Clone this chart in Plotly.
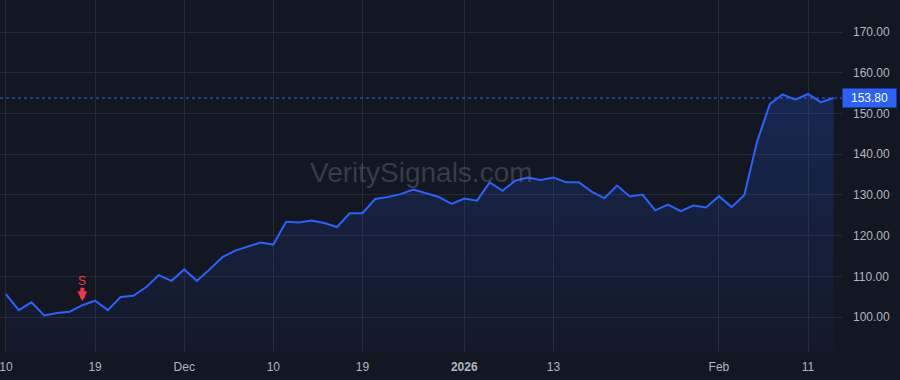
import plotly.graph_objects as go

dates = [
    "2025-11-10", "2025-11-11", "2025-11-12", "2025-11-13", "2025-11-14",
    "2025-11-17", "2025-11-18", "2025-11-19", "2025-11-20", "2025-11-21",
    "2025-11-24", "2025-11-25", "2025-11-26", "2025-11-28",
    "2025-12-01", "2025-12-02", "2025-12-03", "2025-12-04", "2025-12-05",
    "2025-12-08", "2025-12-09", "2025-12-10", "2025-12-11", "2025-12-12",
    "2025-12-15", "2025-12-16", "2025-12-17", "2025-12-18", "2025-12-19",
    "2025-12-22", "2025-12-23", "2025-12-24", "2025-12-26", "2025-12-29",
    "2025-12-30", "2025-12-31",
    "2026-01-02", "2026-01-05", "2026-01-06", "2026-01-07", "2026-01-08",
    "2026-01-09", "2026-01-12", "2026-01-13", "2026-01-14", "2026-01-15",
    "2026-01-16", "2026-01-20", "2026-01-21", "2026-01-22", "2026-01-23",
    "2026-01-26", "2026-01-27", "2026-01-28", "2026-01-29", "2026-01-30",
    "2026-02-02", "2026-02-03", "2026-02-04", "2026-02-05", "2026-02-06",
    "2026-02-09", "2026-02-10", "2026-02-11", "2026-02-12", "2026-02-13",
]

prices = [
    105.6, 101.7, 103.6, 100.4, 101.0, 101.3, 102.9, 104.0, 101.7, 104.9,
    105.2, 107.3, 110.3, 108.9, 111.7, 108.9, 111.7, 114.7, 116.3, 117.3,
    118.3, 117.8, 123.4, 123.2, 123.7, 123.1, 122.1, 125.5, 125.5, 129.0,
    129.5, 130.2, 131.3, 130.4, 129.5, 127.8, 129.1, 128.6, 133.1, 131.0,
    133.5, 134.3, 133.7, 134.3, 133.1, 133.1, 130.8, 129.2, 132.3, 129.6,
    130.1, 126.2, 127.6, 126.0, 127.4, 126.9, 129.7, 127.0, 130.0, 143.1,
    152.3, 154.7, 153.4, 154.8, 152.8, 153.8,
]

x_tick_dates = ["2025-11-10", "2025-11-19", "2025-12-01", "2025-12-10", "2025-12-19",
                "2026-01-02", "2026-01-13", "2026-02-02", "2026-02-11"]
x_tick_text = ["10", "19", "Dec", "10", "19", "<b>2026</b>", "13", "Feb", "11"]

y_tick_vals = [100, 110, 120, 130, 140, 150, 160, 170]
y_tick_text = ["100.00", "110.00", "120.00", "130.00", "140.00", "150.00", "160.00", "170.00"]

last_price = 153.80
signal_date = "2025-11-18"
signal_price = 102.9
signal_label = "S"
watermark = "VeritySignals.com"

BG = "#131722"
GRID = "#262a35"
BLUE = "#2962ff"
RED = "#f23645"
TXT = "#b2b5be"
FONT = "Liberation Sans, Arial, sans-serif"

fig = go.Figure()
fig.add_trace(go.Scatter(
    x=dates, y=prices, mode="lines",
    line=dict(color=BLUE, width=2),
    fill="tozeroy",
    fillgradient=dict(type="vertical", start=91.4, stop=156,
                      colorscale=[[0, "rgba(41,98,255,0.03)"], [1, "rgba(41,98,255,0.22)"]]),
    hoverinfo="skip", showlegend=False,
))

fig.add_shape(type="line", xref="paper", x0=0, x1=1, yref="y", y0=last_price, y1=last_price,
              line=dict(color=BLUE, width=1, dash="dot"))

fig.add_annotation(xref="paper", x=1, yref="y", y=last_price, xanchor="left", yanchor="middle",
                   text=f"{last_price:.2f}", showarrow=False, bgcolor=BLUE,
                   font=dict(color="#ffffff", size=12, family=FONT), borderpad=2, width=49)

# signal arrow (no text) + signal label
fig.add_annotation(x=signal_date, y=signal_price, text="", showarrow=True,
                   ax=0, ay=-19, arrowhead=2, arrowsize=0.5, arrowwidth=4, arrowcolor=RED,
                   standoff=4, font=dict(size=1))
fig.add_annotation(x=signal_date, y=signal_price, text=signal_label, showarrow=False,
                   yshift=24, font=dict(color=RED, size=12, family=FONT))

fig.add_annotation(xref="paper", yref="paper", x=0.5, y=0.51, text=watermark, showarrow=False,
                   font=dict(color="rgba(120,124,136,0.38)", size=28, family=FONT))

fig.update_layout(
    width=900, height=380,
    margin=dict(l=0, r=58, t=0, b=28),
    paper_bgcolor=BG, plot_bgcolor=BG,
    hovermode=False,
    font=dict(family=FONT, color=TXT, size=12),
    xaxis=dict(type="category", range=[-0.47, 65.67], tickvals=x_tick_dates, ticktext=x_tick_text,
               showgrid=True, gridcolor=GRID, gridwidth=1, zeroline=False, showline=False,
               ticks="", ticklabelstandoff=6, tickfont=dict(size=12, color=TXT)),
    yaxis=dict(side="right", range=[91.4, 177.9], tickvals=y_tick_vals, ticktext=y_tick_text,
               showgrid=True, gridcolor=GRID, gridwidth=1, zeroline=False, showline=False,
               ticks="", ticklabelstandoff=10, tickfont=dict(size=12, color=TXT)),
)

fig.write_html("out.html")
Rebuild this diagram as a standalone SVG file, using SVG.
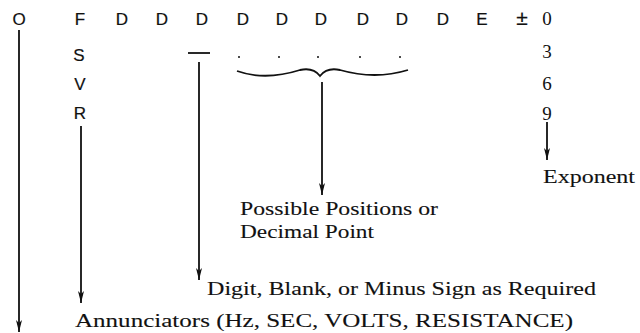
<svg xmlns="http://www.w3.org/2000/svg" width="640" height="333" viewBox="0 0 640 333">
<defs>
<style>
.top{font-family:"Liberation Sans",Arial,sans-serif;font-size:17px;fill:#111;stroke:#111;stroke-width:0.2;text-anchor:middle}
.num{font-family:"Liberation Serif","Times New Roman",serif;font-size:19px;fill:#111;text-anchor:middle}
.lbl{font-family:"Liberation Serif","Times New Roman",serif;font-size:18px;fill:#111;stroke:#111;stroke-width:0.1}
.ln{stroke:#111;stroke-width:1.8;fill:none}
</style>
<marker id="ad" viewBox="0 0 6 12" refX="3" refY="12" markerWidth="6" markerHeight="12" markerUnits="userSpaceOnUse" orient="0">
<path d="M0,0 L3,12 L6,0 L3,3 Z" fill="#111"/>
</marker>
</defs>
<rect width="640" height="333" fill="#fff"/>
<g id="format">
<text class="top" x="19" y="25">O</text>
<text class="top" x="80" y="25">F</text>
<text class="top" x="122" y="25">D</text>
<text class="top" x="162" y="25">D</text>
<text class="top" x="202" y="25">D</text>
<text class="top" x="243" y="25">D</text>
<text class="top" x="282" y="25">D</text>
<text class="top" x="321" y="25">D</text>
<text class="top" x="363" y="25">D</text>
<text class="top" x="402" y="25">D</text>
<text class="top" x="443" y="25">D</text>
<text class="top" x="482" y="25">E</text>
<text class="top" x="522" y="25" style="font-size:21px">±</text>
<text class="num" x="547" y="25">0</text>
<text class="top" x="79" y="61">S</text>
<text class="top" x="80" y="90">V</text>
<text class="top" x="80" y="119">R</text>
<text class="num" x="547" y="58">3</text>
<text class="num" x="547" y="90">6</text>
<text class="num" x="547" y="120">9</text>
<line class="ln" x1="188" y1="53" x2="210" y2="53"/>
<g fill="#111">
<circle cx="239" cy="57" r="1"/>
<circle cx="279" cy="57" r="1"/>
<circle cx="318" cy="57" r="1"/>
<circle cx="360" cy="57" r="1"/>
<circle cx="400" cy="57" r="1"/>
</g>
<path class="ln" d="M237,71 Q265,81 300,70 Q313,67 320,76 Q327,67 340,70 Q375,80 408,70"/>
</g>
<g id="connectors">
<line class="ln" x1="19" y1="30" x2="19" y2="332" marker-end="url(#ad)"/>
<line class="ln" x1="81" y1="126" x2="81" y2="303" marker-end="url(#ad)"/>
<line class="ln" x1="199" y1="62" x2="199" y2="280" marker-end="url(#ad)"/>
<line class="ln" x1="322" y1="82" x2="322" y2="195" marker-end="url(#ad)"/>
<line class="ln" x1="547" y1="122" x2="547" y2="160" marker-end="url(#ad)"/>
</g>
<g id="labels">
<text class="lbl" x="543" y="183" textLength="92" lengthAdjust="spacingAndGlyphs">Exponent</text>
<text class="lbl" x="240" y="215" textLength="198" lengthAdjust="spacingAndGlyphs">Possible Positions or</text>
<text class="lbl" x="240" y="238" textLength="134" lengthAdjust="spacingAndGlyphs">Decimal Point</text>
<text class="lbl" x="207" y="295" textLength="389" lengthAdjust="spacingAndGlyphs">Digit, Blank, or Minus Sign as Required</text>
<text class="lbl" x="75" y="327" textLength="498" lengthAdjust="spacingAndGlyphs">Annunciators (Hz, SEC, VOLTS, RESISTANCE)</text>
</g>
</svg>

++++++++++++++++++++

*Stated problem*:
In the records above, find each line holding "this" and copy it.

*Solved problem*:
Clone this chart in Plotly.
Rebuild this diagram as a standalone SVG file, using SVG.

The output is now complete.